[Required task] Which lines fall between the line holding "What Chart.js code" and the line holding "2.40, 2.42, 2.43];", inclusive? Retype them exactly, without the pictures, and add nothing else.

[Dataset rows]
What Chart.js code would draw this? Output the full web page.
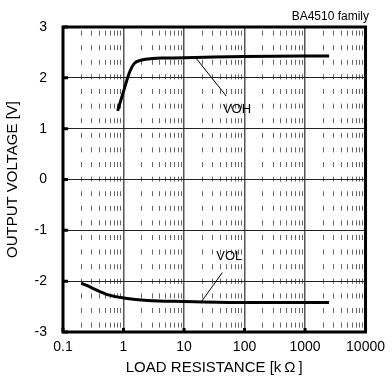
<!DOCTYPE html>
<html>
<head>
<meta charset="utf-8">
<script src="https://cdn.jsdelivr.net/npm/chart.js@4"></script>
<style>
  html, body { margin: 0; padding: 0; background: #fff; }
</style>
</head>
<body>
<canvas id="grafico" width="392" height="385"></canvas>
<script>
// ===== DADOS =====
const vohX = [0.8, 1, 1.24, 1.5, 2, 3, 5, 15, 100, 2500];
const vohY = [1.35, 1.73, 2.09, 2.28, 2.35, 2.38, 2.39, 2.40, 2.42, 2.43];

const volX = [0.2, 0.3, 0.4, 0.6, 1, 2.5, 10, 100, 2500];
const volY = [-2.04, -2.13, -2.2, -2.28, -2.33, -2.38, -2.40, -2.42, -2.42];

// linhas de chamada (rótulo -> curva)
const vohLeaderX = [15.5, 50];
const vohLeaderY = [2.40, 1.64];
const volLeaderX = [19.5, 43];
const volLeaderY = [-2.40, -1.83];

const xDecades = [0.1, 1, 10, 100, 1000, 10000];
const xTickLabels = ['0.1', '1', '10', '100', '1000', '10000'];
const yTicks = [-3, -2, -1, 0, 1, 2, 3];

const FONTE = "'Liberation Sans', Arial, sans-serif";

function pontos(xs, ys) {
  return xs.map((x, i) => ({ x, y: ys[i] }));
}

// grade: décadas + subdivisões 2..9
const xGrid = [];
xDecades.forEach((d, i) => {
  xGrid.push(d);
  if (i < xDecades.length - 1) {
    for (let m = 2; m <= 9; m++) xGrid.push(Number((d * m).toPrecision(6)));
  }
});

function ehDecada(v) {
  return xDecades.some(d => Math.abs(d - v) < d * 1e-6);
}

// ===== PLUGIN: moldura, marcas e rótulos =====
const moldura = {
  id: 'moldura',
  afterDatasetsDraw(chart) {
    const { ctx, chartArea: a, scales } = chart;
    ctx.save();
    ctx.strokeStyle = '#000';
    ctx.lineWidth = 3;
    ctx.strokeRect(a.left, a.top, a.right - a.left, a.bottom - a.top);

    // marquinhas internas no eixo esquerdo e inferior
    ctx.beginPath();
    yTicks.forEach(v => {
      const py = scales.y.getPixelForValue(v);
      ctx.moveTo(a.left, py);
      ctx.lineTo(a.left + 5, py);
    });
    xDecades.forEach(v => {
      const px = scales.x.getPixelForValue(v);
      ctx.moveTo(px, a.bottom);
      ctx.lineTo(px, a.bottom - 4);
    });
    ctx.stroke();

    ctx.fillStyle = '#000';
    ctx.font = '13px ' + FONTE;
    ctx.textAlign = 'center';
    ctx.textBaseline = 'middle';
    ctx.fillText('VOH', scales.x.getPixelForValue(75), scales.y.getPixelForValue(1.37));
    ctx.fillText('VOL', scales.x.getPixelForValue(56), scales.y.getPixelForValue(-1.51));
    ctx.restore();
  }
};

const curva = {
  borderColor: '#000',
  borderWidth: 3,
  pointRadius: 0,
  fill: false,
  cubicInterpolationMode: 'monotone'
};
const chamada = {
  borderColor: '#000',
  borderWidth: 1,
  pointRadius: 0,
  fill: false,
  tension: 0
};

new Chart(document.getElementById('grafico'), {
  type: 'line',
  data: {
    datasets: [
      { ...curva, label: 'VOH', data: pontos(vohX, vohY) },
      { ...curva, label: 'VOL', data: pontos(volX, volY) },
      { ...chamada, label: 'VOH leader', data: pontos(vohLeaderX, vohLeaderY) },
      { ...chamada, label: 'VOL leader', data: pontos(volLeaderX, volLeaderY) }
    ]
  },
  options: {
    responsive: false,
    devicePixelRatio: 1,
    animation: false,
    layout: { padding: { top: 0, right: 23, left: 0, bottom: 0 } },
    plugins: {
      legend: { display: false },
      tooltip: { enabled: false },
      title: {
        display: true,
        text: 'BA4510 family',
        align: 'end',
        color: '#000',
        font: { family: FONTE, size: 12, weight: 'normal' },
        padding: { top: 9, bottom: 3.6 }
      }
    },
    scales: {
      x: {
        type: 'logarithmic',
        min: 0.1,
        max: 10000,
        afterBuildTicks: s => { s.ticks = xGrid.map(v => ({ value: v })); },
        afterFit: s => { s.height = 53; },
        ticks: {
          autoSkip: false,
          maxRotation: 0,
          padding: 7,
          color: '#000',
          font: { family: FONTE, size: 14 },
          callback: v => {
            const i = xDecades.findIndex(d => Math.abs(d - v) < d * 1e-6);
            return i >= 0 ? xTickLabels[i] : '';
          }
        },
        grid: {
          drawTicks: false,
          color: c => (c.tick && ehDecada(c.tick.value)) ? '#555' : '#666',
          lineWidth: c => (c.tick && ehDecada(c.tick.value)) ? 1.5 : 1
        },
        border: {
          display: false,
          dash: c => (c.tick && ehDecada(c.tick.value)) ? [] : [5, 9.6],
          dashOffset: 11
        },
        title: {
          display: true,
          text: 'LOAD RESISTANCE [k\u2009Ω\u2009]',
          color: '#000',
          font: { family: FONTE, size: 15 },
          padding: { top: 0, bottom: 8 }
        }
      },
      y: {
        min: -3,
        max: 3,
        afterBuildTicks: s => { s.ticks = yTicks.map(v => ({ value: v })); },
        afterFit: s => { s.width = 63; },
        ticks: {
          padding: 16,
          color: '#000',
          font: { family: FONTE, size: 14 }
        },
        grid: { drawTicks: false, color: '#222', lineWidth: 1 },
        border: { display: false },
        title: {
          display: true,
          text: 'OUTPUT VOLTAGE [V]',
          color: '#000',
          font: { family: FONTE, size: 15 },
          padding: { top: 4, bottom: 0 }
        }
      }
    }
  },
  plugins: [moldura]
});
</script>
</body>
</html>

---

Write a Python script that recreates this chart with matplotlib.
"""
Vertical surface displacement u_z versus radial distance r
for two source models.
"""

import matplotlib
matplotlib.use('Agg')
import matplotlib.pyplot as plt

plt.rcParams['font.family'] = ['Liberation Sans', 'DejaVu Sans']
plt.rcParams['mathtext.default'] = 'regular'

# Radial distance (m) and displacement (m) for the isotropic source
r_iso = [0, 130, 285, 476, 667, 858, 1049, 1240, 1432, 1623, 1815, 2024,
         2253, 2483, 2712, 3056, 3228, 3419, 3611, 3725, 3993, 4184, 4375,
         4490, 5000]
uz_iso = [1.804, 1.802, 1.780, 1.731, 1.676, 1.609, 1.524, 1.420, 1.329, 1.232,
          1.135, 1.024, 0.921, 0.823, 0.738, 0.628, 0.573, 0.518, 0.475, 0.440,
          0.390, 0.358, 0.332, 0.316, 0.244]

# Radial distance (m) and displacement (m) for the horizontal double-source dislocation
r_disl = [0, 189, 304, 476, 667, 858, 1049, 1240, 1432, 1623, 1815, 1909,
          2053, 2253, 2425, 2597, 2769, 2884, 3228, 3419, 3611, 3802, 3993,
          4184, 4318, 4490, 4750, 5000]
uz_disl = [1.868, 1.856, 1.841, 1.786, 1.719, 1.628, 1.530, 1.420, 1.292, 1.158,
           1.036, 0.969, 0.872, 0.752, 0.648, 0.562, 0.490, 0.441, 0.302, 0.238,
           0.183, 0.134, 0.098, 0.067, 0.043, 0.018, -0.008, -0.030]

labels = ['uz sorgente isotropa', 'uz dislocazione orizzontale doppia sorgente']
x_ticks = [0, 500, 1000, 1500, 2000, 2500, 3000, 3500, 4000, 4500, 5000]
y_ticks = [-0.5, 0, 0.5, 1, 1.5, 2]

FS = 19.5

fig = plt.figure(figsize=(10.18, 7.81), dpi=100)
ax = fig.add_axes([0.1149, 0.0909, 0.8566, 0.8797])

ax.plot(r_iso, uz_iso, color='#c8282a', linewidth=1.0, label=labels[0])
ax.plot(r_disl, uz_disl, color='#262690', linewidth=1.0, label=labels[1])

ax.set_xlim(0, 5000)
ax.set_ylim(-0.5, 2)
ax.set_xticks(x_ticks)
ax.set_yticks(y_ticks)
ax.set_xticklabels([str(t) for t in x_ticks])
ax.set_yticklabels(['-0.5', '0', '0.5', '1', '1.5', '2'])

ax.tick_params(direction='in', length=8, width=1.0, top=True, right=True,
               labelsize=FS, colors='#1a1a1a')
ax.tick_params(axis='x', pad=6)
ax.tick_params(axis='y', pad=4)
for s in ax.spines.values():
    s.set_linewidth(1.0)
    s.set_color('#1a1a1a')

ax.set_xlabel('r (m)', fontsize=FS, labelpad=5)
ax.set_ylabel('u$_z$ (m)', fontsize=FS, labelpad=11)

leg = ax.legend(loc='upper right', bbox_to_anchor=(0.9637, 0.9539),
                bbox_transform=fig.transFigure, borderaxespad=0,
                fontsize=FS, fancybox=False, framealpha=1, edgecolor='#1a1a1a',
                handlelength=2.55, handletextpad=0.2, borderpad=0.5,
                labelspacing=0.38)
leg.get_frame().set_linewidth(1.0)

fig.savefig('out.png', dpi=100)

[Reply to the exercise]
What Chart.js code would draw this? Output the full web page.
<!DOCTYPE html>
<html>
<head>
<meta charset="utf-8">
<script src="https://cdn.jsdelivr.net/npm/chart.js@4"></script>
<style>
  html, body { margin: 0; padding: 0; background: #fff; }
</style>
</head>
<body>
<canvas id="grafico" width="392" height="385"></canvas>
<script>
// ===== DADOS =====
const vohX = [0.8, 1, 1.24, 1.5, 2, 3, 5, 15, 100, 2500];
const vohY = [1.35, 1.73, 2.09, 2.28, 2.35, 2.38, 2.39, 2.40, 2.42, 2.43];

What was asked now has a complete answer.